Data excerpts:

•••••

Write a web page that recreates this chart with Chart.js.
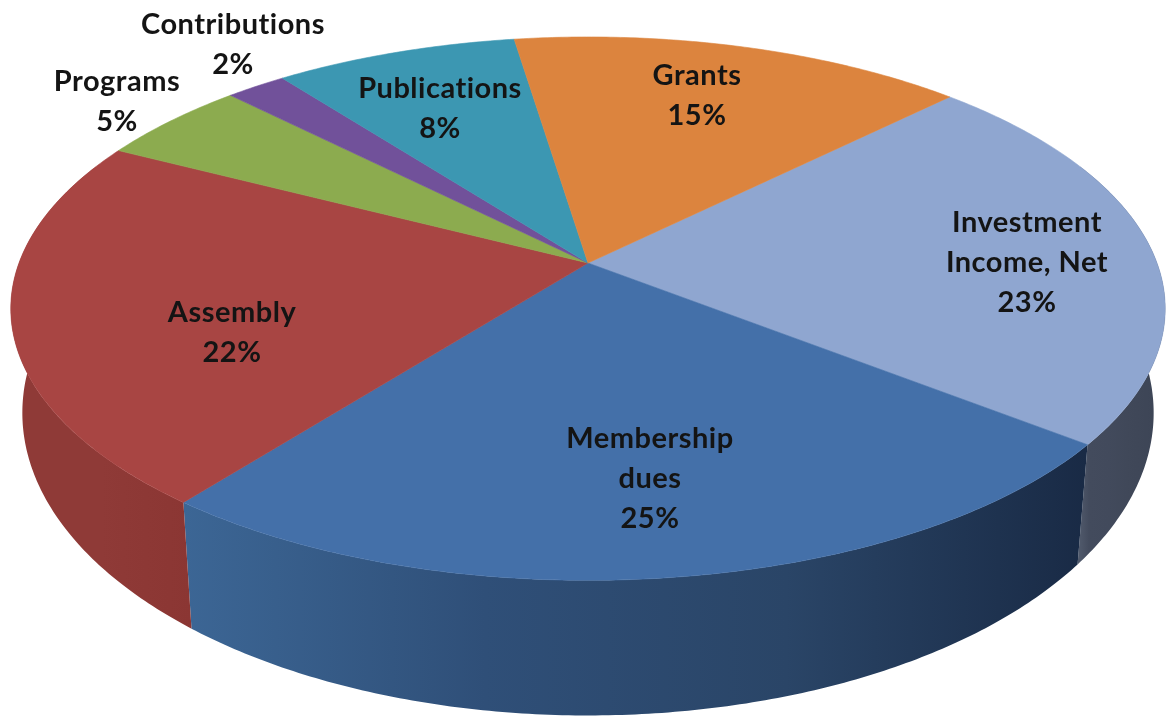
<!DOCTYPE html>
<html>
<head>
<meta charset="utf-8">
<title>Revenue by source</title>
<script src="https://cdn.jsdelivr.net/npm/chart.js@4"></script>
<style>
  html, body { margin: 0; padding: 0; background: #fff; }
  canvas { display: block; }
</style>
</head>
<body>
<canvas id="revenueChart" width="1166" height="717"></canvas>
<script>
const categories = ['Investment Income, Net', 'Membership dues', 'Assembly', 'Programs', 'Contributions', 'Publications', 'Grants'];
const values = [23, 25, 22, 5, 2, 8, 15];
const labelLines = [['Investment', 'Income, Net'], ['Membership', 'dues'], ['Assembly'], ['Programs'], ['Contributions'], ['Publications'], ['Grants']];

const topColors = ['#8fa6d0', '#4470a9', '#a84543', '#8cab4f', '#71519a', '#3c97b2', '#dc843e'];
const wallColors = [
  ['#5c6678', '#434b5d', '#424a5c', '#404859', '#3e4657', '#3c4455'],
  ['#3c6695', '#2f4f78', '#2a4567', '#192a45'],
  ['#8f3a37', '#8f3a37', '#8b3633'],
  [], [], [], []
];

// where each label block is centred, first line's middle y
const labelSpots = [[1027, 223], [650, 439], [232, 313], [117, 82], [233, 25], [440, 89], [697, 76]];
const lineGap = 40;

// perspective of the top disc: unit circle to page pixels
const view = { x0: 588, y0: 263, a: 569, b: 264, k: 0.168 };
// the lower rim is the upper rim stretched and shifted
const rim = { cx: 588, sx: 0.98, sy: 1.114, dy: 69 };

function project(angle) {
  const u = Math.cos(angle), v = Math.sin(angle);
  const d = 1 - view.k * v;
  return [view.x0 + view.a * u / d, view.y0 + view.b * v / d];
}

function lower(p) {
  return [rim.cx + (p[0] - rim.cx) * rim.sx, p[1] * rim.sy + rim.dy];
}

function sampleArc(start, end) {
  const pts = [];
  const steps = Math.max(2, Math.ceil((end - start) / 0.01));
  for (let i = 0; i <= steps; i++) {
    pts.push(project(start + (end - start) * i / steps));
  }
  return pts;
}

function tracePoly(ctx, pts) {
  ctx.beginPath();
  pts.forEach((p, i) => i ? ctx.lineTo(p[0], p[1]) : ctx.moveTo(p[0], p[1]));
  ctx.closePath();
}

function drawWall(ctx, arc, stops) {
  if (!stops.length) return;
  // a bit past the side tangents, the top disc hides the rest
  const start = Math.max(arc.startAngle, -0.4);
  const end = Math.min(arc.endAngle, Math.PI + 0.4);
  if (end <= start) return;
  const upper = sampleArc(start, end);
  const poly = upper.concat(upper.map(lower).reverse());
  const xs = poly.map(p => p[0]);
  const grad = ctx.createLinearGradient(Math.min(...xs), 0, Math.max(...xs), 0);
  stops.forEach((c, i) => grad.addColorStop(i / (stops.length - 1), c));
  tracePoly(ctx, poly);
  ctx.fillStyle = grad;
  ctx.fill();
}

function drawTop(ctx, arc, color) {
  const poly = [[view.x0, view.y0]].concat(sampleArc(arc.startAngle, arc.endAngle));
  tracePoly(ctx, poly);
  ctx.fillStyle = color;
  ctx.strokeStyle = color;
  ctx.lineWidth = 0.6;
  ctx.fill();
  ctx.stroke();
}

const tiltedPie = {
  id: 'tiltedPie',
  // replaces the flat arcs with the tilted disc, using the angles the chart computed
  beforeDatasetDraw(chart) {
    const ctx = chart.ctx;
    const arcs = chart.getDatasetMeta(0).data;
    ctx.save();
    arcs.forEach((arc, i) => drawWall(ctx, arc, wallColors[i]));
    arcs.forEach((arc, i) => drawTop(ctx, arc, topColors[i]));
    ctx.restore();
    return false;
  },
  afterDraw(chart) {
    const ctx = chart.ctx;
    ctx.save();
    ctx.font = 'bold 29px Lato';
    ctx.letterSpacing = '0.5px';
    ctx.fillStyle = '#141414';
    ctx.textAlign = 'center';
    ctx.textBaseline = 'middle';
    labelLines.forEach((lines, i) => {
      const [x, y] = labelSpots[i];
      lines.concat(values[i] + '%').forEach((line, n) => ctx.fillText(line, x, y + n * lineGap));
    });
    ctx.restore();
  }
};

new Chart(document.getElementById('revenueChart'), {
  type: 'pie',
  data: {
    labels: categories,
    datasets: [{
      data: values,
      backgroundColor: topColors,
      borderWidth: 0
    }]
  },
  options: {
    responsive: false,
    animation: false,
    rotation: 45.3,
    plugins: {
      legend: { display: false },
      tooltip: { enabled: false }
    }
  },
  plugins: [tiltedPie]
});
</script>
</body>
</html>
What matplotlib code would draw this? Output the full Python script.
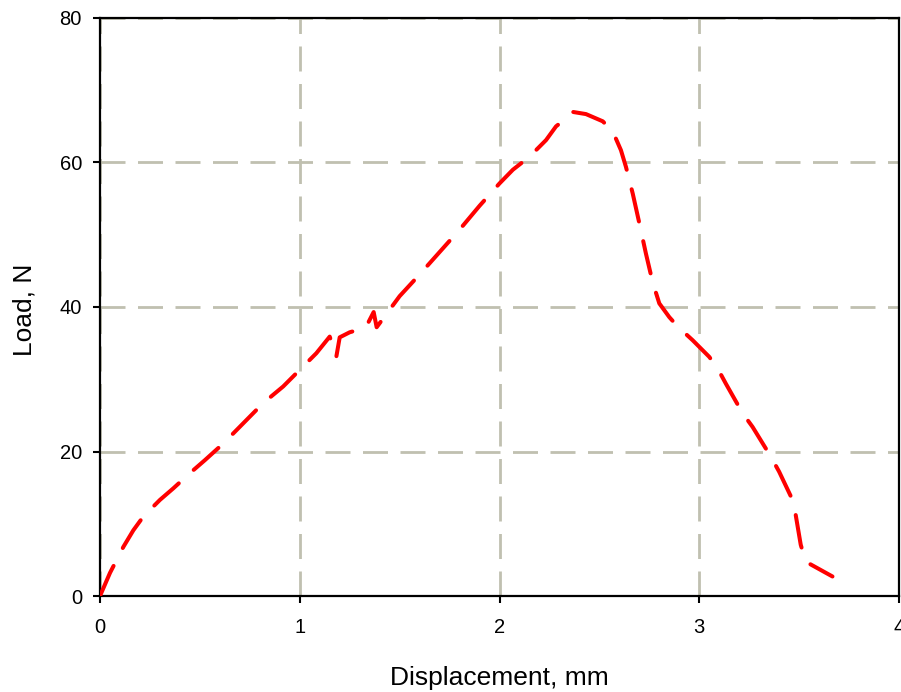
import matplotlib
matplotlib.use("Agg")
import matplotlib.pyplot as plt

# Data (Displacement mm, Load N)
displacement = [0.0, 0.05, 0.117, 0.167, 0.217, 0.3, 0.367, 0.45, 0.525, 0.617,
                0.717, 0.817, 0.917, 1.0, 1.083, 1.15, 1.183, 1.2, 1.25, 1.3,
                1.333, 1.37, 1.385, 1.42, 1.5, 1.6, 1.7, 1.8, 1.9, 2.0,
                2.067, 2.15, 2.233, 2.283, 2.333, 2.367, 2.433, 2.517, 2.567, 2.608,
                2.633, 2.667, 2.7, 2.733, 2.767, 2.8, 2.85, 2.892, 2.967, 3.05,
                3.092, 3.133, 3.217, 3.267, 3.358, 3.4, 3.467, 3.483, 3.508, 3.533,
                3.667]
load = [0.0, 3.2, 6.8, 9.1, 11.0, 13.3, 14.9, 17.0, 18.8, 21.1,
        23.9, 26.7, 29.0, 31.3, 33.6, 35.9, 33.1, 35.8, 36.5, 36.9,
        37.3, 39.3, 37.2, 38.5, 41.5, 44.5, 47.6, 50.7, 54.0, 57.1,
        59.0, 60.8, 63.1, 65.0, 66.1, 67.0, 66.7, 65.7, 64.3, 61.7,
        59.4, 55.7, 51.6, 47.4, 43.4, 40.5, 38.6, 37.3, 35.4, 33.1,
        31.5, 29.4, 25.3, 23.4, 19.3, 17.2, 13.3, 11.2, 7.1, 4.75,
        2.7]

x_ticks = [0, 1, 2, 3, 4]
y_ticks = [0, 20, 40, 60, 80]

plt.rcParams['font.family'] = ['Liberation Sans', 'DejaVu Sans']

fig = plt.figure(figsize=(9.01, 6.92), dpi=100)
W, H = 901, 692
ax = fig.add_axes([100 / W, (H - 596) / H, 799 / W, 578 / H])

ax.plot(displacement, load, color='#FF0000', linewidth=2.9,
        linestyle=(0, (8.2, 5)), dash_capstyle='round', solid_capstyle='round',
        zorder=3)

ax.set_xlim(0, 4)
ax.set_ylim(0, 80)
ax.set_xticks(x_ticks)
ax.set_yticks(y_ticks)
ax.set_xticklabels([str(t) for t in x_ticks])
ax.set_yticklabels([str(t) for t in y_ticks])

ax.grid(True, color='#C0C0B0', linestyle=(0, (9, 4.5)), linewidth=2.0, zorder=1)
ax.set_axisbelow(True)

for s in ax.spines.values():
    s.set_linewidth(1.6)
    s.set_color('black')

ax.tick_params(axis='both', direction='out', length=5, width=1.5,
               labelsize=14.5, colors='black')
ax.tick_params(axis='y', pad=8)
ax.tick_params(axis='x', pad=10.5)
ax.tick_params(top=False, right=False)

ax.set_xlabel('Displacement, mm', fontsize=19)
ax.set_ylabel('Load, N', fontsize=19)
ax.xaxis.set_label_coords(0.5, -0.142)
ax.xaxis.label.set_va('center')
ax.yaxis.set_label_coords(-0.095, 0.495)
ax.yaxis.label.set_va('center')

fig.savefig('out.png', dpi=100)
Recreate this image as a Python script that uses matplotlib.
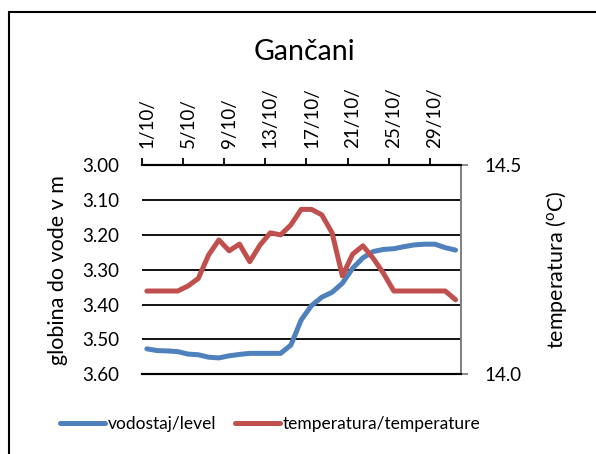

•••••

Goal: Using the entries above, reproduce word for word only the lines from the one that contains "What matplotlib code" to the one that contains "ax.set_yticklabels([str(t) for t in y_ticks])", both ends included, and drop every picture.

Written response:
What matplotlib code would draw this? Output the full Python script.
import matplotlib
matplotlib.use("Agg")
import matplotlib.pyplot as plt

# Data (Displacement mm, Load N)
displacement = [0.0, 0.05, 0.117, 0.167, 0.217, 0.3, 0.367, 0.45, 0.525, 0.617,
                0.717, 0.817, 0.917, 1.0, 1.083, 1.15, 1.183, 1.2, 1.25, 1.3,
                1.333, 1.37, 1.385, 1.42, 1.5, 1.6, 1.7, 1.8, 1.9, 2.0,
                2.067, 2.15, 2.233, 2.283, 2.333, 2.367, 2.433, 2.517, 2.567, 2.608,
                2.633, 2.667, 2.7, 2.733, 2.767, 2.8, 2.85, 2.892, 2.967, 3.05,
                3.092, 3.133, 3.217, 3.267, 3.358, 3.4, 3.467, 3.483, 3.508, 3.533,
                3.667]
load = [0.0, 3.2, 6.8, 9.1, 11.0, 13.3, 14.9, 17.0, 18.8, 21.1,
        23.9, 26.7, 29.0, 31.3, 33.6, 35.9, 33.1, 35.8, 36.5, 36.9,
        37.3, 39.3, 37.2, 38.5, 41.5, 44.5, 47.6, 50.7, 54.0, 57.1,
        59.0, 60.8, 63.1, 65.0, 66.1, 67.0, 66.7, 65.7, 64.3, 61.7,
        59.4, 55.7, 51.6, 47.4, 43.4, 40.5, 38.6, 37.3, 35.4, 33.1,
        31.5, 29.4, 25.3, 23.4, 19.3, 17.2, 13.3, 11.2, 7.1, 4.75,
        2.7]

x_ticks = [0, 1, 2, 3, 4]
y_ticks = [0, 20, 40, 60, 80]

plt.rcParams['font.family'] = ['Liberation Sans', 'DejaVu Sans']

fig = plt.figure(figsize=(9.01, 6.92), dpi=100)
W, H = 901, 692
ax = fig.add_axes([100 / W, (H - 596) / H, 799 / W, 578 / H])

ax.plot(displacement, load, color='#FF0000', linewidth=2.9,
        linestyle=(0, (8.2, 5)), dash_capstyle='round', solid_capstyle='round',
        zorder=3)

ax.set_xlim(0, 4)
ax.set_ylim(0, 80)
ax.set_xticks(x_ticks)
ax.set_yticks(y_ticks)
ax.set_xticklabels([str(t) for t in x_ticks])
ax.set_yticklabels([str(t) for t in y_ticks])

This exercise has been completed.